Short exercise: Print exactly the lines from the first one down to the line containing "import seaborn as sns", both ends included, with no pictures and nothing else.

Recorded data:

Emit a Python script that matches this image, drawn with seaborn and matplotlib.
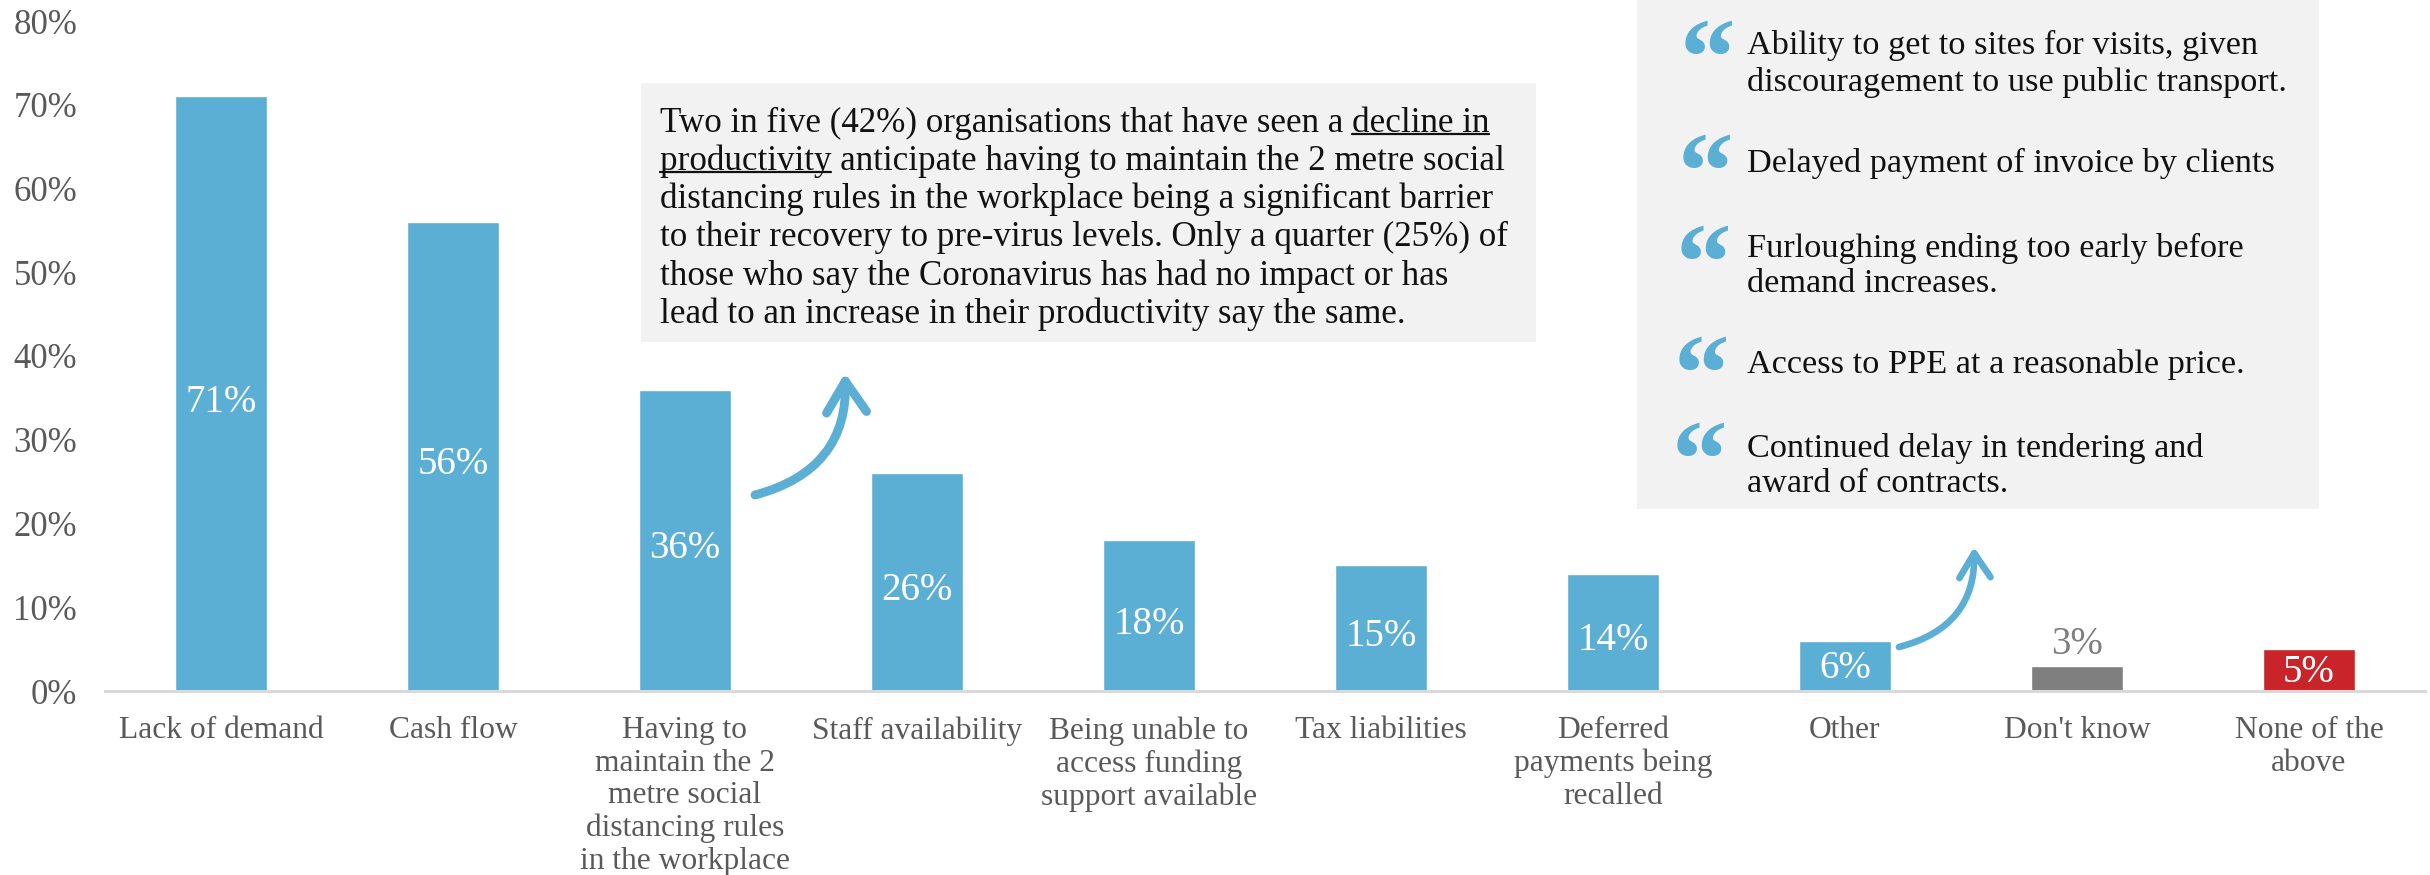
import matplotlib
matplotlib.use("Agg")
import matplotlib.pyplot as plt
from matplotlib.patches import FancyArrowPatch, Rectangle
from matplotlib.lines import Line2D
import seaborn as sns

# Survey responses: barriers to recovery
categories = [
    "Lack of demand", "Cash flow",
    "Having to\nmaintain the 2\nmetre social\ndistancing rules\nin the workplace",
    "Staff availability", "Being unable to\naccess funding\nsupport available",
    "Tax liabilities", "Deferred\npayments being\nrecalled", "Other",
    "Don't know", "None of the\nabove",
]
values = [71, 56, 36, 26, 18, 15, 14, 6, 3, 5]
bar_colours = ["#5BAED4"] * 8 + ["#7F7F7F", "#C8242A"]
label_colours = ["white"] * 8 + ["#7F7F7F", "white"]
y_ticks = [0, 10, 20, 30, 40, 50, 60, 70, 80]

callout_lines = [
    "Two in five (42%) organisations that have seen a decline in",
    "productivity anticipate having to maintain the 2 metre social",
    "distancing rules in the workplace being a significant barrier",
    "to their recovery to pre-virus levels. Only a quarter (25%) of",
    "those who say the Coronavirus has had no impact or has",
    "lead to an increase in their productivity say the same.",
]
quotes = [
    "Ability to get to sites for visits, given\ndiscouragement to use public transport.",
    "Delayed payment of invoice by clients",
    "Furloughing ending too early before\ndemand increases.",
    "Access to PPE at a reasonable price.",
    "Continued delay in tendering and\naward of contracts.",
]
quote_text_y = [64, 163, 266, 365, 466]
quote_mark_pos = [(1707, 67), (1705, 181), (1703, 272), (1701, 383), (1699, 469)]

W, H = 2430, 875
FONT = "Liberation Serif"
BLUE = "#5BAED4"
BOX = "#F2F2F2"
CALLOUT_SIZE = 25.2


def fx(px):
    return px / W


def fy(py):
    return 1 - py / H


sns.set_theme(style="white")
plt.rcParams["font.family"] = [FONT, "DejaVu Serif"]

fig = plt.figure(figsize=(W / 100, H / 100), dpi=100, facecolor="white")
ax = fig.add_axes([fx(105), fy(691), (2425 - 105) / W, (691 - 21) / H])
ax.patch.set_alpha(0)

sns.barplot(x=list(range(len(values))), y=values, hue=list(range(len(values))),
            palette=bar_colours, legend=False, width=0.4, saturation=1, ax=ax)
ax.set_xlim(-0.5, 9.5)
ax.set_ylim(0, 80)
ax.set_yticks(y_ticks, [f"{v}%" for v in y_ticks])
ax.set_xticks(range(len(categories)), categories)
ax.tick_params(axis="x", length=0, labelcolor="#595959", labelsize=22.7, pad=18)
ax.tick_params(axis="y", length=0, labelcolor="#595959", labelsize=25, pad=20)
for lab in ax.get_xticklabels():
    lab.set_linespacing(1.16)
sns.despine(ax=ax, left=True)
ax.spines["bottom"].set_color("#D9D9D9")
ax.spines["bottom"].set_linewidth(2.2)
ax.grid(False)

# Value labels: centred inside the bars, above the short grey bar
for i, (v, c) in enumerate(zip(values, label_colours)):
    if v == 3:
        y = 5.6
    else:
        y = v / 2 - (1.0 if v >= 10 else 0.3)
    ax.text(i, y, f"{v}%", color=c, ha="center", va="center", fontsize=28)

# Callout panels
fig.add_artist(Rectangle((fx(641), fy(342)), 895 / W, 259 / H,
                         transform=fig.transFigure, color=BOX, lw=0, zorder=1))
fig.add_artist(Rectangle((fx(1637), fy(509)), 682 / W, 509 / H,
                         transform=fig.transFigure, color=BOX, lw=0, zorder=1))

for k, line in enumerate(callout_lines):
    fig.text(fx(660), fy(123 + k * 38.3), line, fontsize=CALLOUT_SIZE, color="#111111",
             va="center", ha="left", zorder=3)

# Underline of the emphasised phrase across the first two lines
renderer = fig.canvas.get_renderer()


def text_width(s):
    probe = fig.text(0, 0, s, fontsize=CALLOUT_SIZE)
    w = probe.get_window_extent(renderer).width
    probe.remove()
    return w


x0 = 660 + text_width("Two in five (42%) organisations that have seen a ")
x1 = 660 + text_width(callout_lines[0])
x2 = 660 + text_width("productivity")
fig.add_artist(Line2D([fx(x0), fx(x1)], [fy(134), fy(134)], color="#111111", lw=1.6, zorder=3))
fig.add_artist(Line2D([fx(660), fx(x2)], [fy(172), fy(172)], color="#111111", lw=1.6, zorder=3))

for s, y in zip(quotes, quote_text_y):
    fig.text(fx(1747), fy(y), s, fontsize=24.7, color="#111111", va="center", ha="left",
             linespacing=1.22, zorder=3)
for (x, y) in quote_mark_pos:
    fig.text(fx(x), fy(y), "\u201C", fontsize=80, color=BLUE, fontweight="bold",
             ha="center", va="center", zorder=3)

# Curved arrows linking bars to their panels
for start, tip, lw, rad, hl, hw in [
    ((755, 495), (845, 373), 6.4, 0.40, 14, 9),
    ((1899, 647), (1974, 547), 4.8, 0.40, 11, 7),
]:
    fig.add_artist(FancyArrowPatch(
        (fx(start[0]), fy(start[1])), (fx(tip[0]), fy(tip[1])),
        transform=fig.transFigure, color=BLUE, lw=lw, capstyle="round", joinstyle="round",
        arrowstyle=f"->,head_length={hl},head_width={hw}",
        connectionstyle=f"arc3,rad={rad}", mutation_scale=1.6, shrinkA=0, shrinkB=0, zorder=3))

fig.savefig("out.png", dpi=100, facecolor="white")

Full output:
Emit a Python script that matches this image, drawn with seaborn and matplotlib.
import matplotlib
matplotlib.use("Agg")
import matplotlib.pyplot as plt
from matplotlib.patches import FancyArrowPatch, Rectangle
from matplotlib.lines import Line2D
import seaborn as sns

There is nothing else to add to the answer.